**SET EXERCISE**
In the lines below, output everything from the first line through the line containing "import plotly.graph_objects as go" exactly as it is. Pictures are not part of the output.

**DATA EXTRACT**
-----
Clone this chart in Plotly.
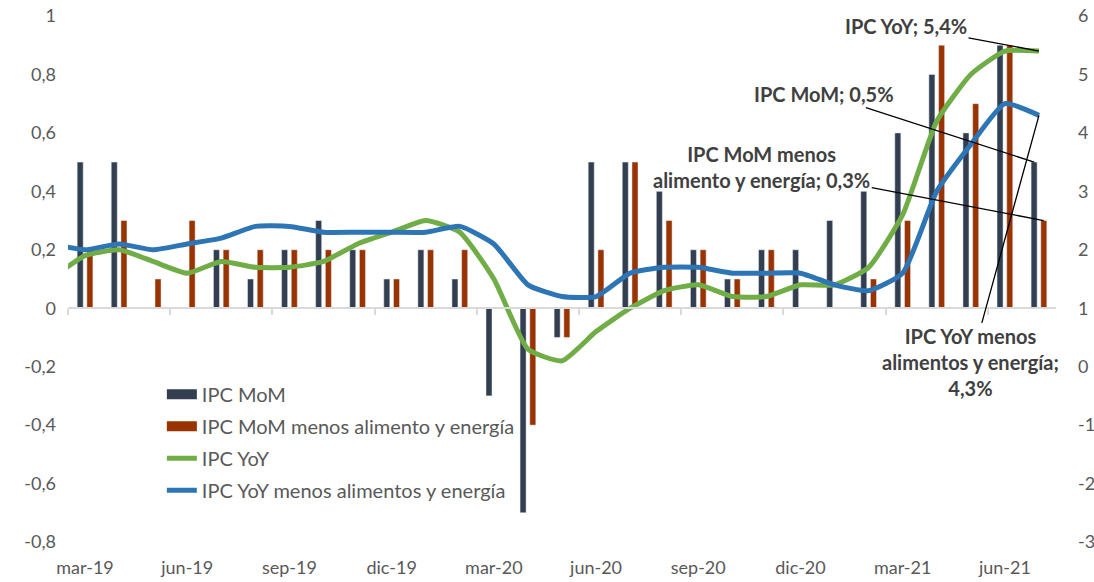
import plotly.graph_objects as go

# months (feb-19 only feeds the lines, it sits just left of the visible range)
meses = ['feb-19', 'mar-19', 'abr-19', 'may-19', 'jun-19', 'jul-19', 'ago-19', 'sep-19', 'oct-19',
         'nov-19', 'dic-19', 'ene-20', 'feb-20', 'mar-20', 'abr-20', 'may-20', 'jun-20', 'jul-20',
         'ago-20', 'sep-20', 'oct-20', 'nov-20', 'dic-20', 'ene-21', 'feb-21', 'mar-21', 'abr-21',
         'may-21', 'jun-21', 'jul-21']
pos = list(range(-1, len(meses) - 1))

# monthly changes (%), left axis
ipc_mom = [None, 0.5, 0.5, 0.0, 0.0, 0.2, 0.1, 0.2, 0.3, 0.2, 0.1, 0.2, 0.1, -0.3, -0.7, -0.1,
           0.5, 0.5, 0.4, 0.2, 0.1, 0.2, 0.2, 0.3, 0.4, 0.6, 0.8, 0.6, 0.9, 0.5]
core_mom = [None, 0.2, 0.3, 0.1, 0.3, 0.2, 0.2, 0.2, 0.2, 0.2, 0.1, 0.2, 0.2, 0.0, -0.4, -0.1,
            0.2, 0.5, 0.3, 0.2, 0.1, 0.2, 0.0, 0.0, 0.1, 0.3, 0.9, 0.7, 0.9, 0.3]

# yearly changes (%), right axis
ipc_yoy = [1.5, 1.9, 2.0, 1.8, 1.6, 1.8, 1.7, 1.7, 1.8, 2.1, 2.3, 2.5, 2.3, 1.5, 0.3, 0.1,
           0.6, 1.0, 1.3, 1.4, 1.2, 1.2, 1.4, 1.4, 1.7, 2.6, 4.2, 5.0, 5.4, 5.4]
core_yoy = [2.1, 2.0, 2.1, 2.0, 2.1, 2.2, 2.4, 2.4, 2.3, 2.3, 2.3, 2.3, 2.4, 2.1, 1.4, 1.2,
            1.2, 1.6, 1.7, 1.7, 1.6, 1.6, 1.6, 1.4, 1.3, 1.6, 3.0, 3.8, 4.5, 4.3]

x_labels = ['mar-19', 'jun-19', 'sep-19', 'dic-19', 'mar-20', 'jun-20', 'sep-20', 'dic-20', 'mar-21', 'jun-21']
left_ticks = [1, 0.8, 0.6, 0.4, 0.2, 0, -0.2, -0.4, -0.6, -0.8]
left_text = ['1', '0,8', '0,6', '0,4', '0,2', '0', '-0,2', '-0,4', '-0,6', '-0,8']
right_ticks = [6, 5, 4, 3, 2, 1, 0, -1, -2, -3]
right_text = ['6', '5', '4', '3', '2', '1', '0', '-1', '-2', '-3']

FONT = 'Lato'
GREY = '#595959'
NAVY = '#333F50'
RUST = '#993300'
GREEN = '#70AD47'
BLUE = '#2E75B6'

fig = go.Figure()
fig.add_trace(go.Bar(x=pos, y=ipc_mom, name='IPC MoM', marker_color=NAVY, showlegend=False))
fig.add_trace(go.Bar(x=pos, y=core_mom, name='IPC MoM menos alimento y energía',
                     marker_color=RUST, showlegend=False))
fig.add_trace(go.Scatter(x=pos, y=ipc_yoy, name='IPC YoY', mode='lines',
                         line=dict(color=GREEN, width=5, shape='spline', smoothing=0.5),
                         xaxis='x2', yaxis='y2', legendgroup='c', legendrank=3))
fig.add_trace(go.Scatter(x=pos, y=core_yoy, name='IPC YoY menos alimentos y energía', mode='lines',
                         line=dict(color=BLUE, width=5, shape='spline', smoothing=0.5),
                         xaxis='x2', yaxis='y2', legendgroup='d', legendrank=4))

# wide rectangle swatches for the bar series, like the original legend
fig.add_trace(go.Scatter(x=[None], y=[None], mode='lines', name='IPC MoM',
                         line=dict(color=NAVY, width=10), legendgroup='a', legendrank=1))
fig.add_trace(go.Scatter(x=[None], y=[None], mode='lines', name='IPC MoM menos alimento y energía',
                         line=dict(color=RUST, width=10), legendgroup='b', legendrank=2))

xr = [-0.5, 28.5]
fig.update_layout(
    width=1094, height=582,
    margin=dict(l=68, r=38, t=16, b=40, autoexpand=False),
    plot_bgcolor='white', paper_bgcolor='white',
    font=dict(family=FONT, size=18, color=GREY),
    barmode='group', bargap=0.43, bargroupgap=0.38,
    xaxis=dict(range=xr, tickvals=list(range(0, 28, 3)), ticktext=x_labels,
               showgrid=False, zeroline=False, showline=False, ticks='',
               ticklabelstandoff=13, automargin=False),
    xaxis2=dict(range=xr, overlaying='x', anchor='free', position=0.8 / 1.8,
                tickvals=[v - 0.5 for v in range(0, 28, 3)], showticklabels=False,
                showgrid=False, zeroline=False, showline=True, linecolor='#D9D9D9', linewidth=2,
                ticks='outside', ticklen=6, tickwidth=2, tickcolor='#D9D9D9', automargin=False),
    yaxis=dict(range=[-0.8, 1], tickvals=left_ticks, ticktext=left_text,
               showgrid=False, zeroline=False, ticklabelstandoff=11, automargin=False),
    yaxis2=dict(range=[-3, 6], tickvals=right_ticks, ticktext=right_text, overlaying='y',
                side='right', anchor='x', showgrid=False, zeroline=False,
                ticklabelstandoff=21, automargin=False),
    legend=dict(x=0.095, y=0.318, xanchor='left', yanchor='top', bgcolor='rgba(0,0,0,0)',
                traceorder='grouped', tracegroupgap=3, font=dict(size=20, color=GREY)),
)

note = dict(showarrow=True, arrowhead=0, arrowwidth=1.3, arrowcolor='black',
            font=dict(family=FONT, size=20, color='#404040'), align='center')
fig.add_annotation(x=28, y=5.4, xref='x2', yref='y2', text='<b>IPC YoY; 5,4%</b>',
                   ax=-133, ay=-25, **note)
fig.add_annotation(x=27.86, y=0.5, xref='x', yref='y', text='<b>IPC MoM; 0,5%</b>',
                   ax=-210, ay=-68, **note)
fig.add_annotation(x=28.14, y=0.3, xref='x', yref='y',
                   text='<b>IPC MoM menos<br>alimento y energía; 0,3%</b>',
                   ax=-282, ay=-54, **note)
fig.add_annotation(x=28, y=4.3, xref='x2', yref='y2',
                   text='<b>IPC YoY menos<br>alimentos y energía;<br>4,3%</b>',
                   ax=-68, ay=247, **note)

# the page's default body margin would push the 1094x582 figure off the window
fig.write_html('out.html', config={'displayModeBar': False},
               post_script="document.body.style.margin='0';")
-----
**EXPECTED OUTPUT**
Clone this chart in Plotly.
import plotly.graph_objects as go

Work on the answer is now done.